A rischiarare questo panorama desolante interviene l'incontro con Roberto Silvestri giovedì 28 novembre, nell'ambito del corso di critica cinematografica di Sentieri Selvaggi. Ad una critica impoverita Silvestri ricorda il suo compito più prezioso: scoprire nuove cinematografie e nuovi autori che propongano visioni non convenzionali della realtà. Se il giornalista ha un dovere di testimonianza, non si limiterà a parlare dell'ennesimo successo di film annunciato e atteso da mesi ma darà voce a coloro che non ne hanno. Aiutare i film non aiutati dalla distribuzione può essere una vera crociata ideologica, qualcosa per cui valga la pena esercitare l'attività critica. Lo scopo di un mestiere mosso dalla passione ma reso più nobile da un obiettivo.


Enzo Ungari, protagonista dei racconti di Silvestri, trovò per la sua critica una dimensione "pratica": come programmatore del Filmstudio prima, tra gli organizzatori di "Massenzio" poi, consacrò la sua attività al pubblico.
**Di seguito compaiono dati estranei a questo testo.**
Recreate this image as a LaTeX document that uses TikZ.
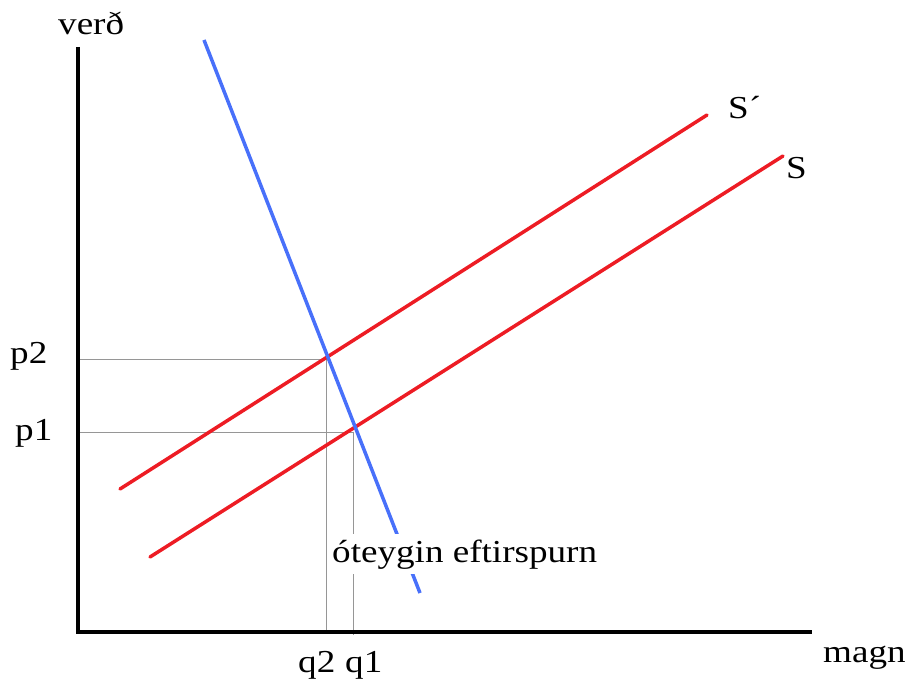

Anche Silvestri nasce come programmatore di un cineclub, un'esperienza che forse gli ha trasmesso il piacere di sondare gli umori del vero pubblico, quello che affolla o diserta le sale, quello a cui Pasolini  e Ferreri vollero arrivare con le Giornate del cinema alternative alla Mostra del Lido popolata solo da critici e supporter di film in concorso. "Il pubblico è molto diverso dal critico, ha un altro sistema sensorio, è imprevedibile.", dice Silvestri che a volte diserta le anteprime per i giornalisti.


Nonostante scriva su di un quotidiano politicamente schierato, racconta di aver trovato sulle sue pagine una zona franca della critica, non soggetta alle "indicazioni" date, magari, a giornalisti di testate con tirature alte che puntano su contenuti medi per la classe media a cui mediamente non interessa il film vincitore del Festival di Cuba ma piuttosto l'ultima battaglia ascolti Morandi-De Filippi. "Il Manifesto vende solo quarantamila copie", ripete spesso Silvestri. Ma non c'è questo evidentemente alla base del rispetto per i lettori.